"Sarah Robles, Oscar Pistorius, And The Promise Of The 2012 Olympics"
The Olympics are normally an opportunity for us to marvel at the things the human body can do if it’s conditioned to its peak. Watching people break world records is thrilling in its revelation of the possibility of human improvement—with continued improvements in science, and in health and training, what can’t we do? We may no longer be walking on the moon, but we fly higher and run faster on our own planet with every passing year. But part of what’s particularly exciting for me about the summer Olympics this year is the kinds of conversations competitors are sparking about the capacities of bodies we often see as less capable or less normatively desirable.
First, there’s Sarah Robles, the weightlifter who is
literally the strongest person one of the strongest people in the United States, but is barely getting by because, unlike some of her fellow competitors who are the best in their fields, she doesn’t have the backing of or an endorsement with a major company. As Maya writes at Feministing:
There’s no doubt that some sports–both men’s and women’s–are considered sexier than others when it comes to sponsorships and media attention. And certainly only the most famous Olympic athletes are able to bring in the big bucks through six-figure endorsements. But for women like Robles, who don’t fit the thin ideal of women’s athleticism, it’s particularly difficult. As she notes, “You can get that sponsorship if you’re a super-built guy or a girl who looks good in a bikini. But not if you’re a girl who’s built like a guy.”
I think of all of that is true. And I’d add that while we have archetypes of women who are less strong than men, but manage to hold their own through cleverness, and of bigger women who are funny or cheery (or even occasionally intimidating, as with Melissa McCarthy’s pep talk in Bridesmaids), we don’t have a positive established archetype of women who are as big and as strong as men, whether as heroes, or rescuers, or funny action stars. Advertisers may not be interested in Robles, but they, and their marketing agencies, may simply not be creative enough to figure out the many engaging things they could do with her. If she medals in London, one would hope that someone, somewhere, gets their creative juices flowing and figures that out.

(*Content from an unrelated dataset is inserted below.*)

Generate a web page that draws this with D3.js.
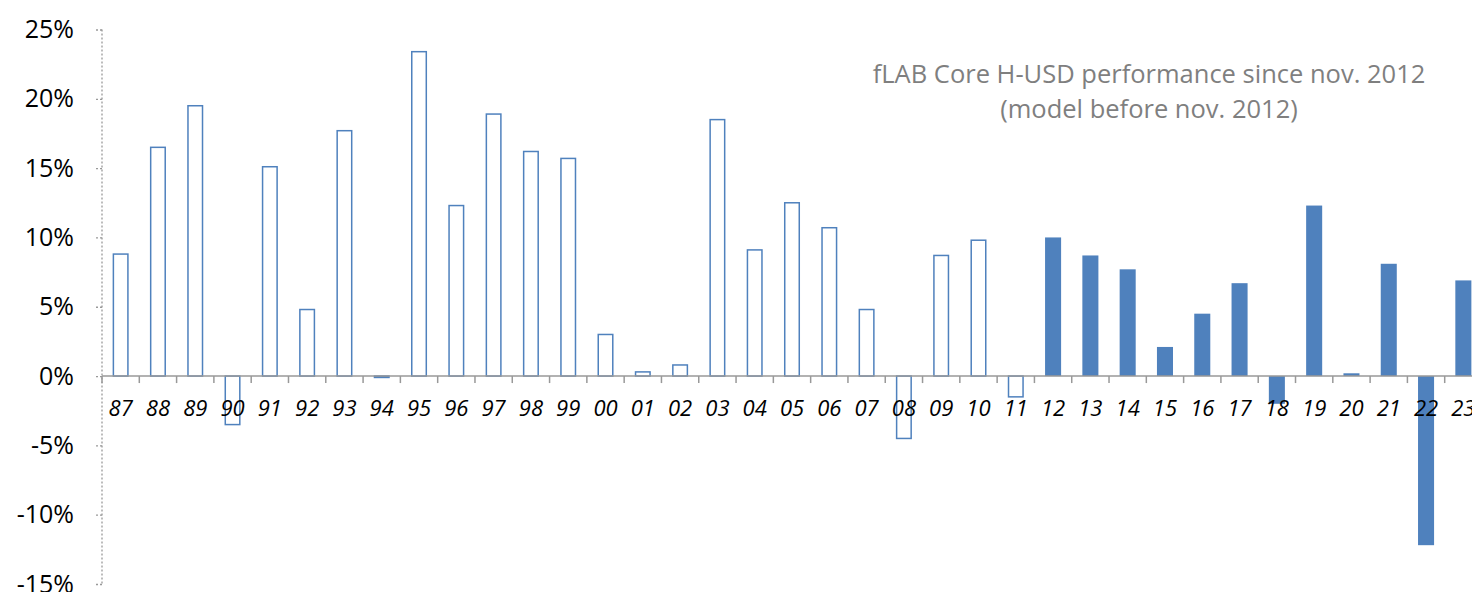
<!DOCTYPE html>
<html>
<head>
<meta charset="utf-8">
<script src="https://cdn.jsdelivr.net/npm/d3@7"></script>
<style>
  body { margin: 0; background: #fff; }
  svg { display: block; font-family: "Open Sans", sans-serif; }
</style>
</head>
<body>
<div id="chart"></div>
<script>
// years (two digit labels) and yearly performance in %
var years = ["87","88","89","90","91","92","93","94","95","96","97","98","99","00","01","02","03","04","05","06","07","08","09","10","11","12","13","14","15","16","17","18","19","20","21","22","23"];
var returns = [8.8, 16.5, 19.5, -3.5, 15.1, 4.8, 17.7, -0.1, 23.4, 12.3, 18.9, 16.2, 15.7, 3.0, 0.3, 0.8, 18.5, 9.1, 12.5, 10.7, 4.8, -4.5, 8.7, 9.8, -1.5, 10.0, 8.7, 7.7, 2.1, 4.5, 6.7, -2.0, 12.3, 0.2, 8.1, -12.2, 6.9];
// first year of live track record (filled bars), earlier years are the model
var firstLive = "12";
var yTicks = [25, 20, 15, 10, 5, 0, -5, -10, -15];
var titleLines = ["fLAB Core H-USD performance since nov. 2012", "(model before nov. 2012)"];

var w = 1472, h = 592;
var blue = "#4f81bd";

var svg = d3.select("#chart").append("svg").attr("width", w).attr("height", h);

var xScale = d3.scaleBand().domain(years).range([102, 1482]).paddingInner(0.57).paddingOuter(0.285);
var yScale = d3.scaleLinear().domain([-15, 25]).range([584, 29.5]);

var liveIndex = years.indexOf(firstLive);
var data = years.map(function(y, i) { return { year: y, value: returns[i], live: i >= liveIndex }; });

// y axis, dotted grey line with short dotted ticks
var yAxis = d3.axisLeft(yScale).tickValues(yTicks).tickSize(8).tickPadding(20).tickFormat(function(d) { return d + "%"; });
var gy = svg.append("g").attr("transform", "translate(102,0)").call(yAxis)
  .attr("font-family", "'Open Sans', sans-serif").attr("font-size", 25);
gy.select(".domain").attr("d", "M0," + yScale(25) + "V" + yScale(-15)).attr("stroke", "#999").attr("stroke-dasharray", "2,2").attr("stroke-width", 1.3);
gy.selectAll(".tick line").attr("stroke", "#999").attr("stroke-dasharray", "2,2").attr("stroke-width", 1.3);
gy.selectAll(".tick text").attr("fill", "#000");

// bars
svg.selectAll("rect.bar").data(data).enter().append("rect")
  .attr("class", "bar")
  .attr("x", function(d) { return xScale(d.year) + (d.live ? 0 : 0.75); })
  .attr("width", function(d) { return xScale.bandwidth() - (d.live ? 0 : 1.5); })
  .attr("y", function(d) { return d.value >= 0 ? yScale(d.value) : yScale(0); })
  .attr("height", function(d) { return Math.max(1, Math.abs(yScale(d.value) - yScale(0))); })
  .attr("fill", function(d) { return d.live ? blue : "#fff"; })
  .attr("stroke", function(d) { return d.live ? "none" : blue; })
  .attr("stroke-width", 1.5);

// x axis at zero: grey line, ticks between categories
var step = xScale.step();
var boundaries = years.map(function(y, i) { return 102 + i * step; });
var gx = svg.append("g");
gx.append("line").attr("x1", 102).attr("x2", 1482).attr("y1", yScale(0)).attr("y2", yScale(0)).attr("stroke", "#999").attr("stroke-width", 1.5);
gx.selectAll("line.xt").data(boundaries).enter().append("line")
  .attr("class", "xt")
  .attr("x1", function(d) { return d; }).attr("x2", function(d) { return d; })
  .attr("y1", yScale(0)).attr("y2", yScale(0) + 7)
  .attr("stroke", "#999").attr("stroke-width", 1.5);
gx.selectAll("text").data(years).enter().append("text")
  .attr("x", function(d) { return xScale(d) + xScale.bandwidth() / 2; })
  .attr("y", yScale(0) + 40)
  .attr("text-anchor", "middle")
  .style("font-size", "22px").style("font-style", "italic").attr("fill", "#000")
  .text(function(d) { return d; });

// title
svg.selectAll("text.title").data(titleLines).enter().append("text")
  .attr("class", "title")
  .attr("x", 1149)
  .attr("y", function(d, i) { return 83 + i * 35; })
  .attr("text-anchor", "middle")
  .style("font-size", "25.5px").attr("fill", "#7f7f7f")
  .text(function(d) { return d; });
</script>
</body>
</html>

Then there’s Oscar Pistorius, the South African double-amputee who just qualified to represent his country in the 400 meters and the 4-by-400 in London. Pistorius is a reminder that astonishing physical accomplishment isn’t merely something that’s available to able-bodied people. Whether or not his prosthetics constitute an unfair advantage—the consensus seems to be that they may make him slower to start than able-bodied runners, canceling out any boost—the point remains that being able to run on them, much less run as fast as Pistorius does, is a major achievement. If he shows well on this enormous international stage, his presence could have a major impact on the way people with disabilities are perceived around the world.
This is the reason that stories like Bleacher Report’s idiotic ranking of hot female athletes are so infuriating, and why the counterexamples of people like Robles and Pistorius are so important. Pursuing your Olympic dreams doesn’t necessarily mean you’ll end up an avatar of normative physical beauty, nor should it. And you don’t need a normatively attractive body in order to be physically extraordinary.